The request =
Show every line below where "chart" can be found.

+++

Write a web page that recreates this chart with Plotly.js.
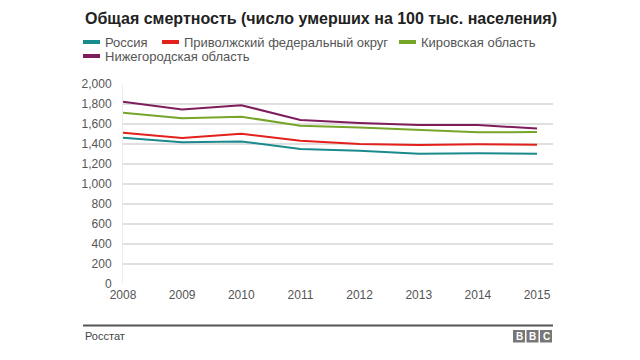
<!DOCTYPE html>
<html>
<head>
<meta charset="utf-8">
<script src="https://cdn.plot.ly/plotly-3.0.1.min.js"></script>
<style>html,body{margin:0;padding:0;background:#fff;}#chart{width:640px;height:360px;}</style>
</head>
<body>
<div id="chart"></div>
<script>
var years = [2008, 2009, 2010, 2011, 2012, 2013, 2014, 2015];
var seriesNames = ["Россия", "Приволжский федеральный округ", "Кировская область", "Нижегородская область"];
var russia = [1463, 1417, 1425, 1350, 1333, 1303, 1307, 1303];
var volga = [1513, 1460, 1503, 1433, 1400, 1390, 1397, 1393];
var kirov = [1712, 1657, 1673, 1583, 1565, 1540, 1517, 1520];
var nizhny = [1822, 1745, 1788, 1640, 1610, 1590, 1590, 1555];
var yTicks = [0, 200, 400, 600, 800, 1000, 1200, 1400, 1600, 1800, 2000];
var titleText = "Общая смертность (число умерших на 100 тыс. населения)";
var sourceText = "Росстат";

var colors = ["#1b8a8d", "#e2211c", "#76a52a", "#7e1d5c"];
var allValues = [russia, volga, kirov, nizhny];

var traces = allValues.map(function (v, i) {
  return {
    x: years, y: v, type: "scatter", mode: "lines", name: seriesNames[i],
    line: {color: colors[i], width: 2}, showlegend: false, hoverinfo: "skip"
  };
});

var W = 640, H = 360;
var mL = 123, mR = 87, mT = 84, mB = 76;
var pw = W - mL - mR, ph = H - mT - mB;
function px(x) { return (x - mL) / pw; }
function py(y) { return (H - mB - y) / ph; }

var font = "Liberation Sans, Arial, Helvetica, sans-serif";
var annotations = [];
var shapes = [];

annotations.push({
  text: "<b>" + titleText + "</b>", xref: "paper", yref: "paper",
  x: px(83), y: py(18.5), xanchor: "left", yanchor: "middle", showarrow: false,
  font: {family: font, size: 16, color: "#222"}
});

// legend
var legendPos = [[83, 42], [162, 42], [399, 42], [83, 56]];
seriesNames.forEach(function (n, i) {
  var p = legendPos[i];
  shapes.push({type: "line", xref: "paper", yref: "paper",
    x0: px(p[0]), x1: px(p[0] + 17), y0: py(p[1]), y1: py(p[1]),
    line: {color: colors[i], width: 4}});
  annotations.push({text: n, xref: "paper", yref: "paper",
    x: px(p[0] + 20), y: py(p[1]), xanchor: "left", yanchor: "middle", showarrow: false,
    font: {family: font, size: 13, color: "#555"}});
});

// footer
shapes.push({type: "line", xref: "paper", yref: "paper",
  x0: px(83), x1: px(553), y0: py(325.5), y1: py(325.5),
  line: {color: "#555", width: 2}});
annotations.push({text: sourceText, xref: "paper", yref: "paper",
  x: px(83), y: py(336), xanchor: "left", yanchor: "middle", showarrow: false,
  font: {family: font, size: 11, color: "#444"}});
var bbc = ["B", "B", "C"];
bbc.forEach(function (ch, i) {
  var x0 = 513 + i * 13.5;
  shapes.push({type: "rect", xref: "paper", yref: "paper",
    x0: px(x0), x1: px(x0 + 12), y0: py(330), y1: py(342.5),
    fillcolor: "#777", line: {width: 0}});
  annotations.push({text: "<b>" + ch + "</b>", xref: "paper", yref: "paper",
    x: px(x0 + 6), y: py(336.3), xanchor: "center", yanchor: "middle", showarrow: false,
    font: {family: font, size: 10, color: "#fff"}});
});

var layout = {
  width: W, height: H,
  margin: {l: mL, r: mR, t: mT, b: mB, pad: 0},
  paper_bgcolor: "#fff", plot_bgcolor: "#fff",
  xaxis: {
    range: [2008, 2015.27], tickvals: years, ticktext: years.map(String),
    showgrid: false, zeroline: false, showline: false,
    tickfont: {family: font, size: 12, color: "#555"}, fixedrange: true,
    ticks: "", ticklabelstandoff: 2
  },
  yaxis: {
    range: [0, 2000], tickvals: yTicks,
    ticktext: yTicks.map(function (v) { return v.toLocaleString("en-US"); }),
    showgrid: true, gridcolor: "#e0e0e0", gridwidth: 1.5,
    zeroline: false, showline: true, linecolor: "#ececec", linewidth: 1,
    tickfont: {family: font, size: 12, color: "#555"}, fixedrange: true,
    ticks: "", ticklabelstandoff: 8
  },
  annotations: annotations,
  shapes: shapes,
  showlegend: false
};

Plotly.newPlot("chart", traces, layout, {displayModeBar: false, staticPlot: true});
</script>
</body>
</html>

+++

Answer for this exercise =
Write a web page that recreates this chart with Plotly.js.
<style>html,body{margin:0;padding:0;background:#fff;}#chart{width:640px;height:360px;}</style>
<div id="chart"></div>
Plotly.newPlot("chart", traces, layout, {displayModeBar: false, staticPlot: true});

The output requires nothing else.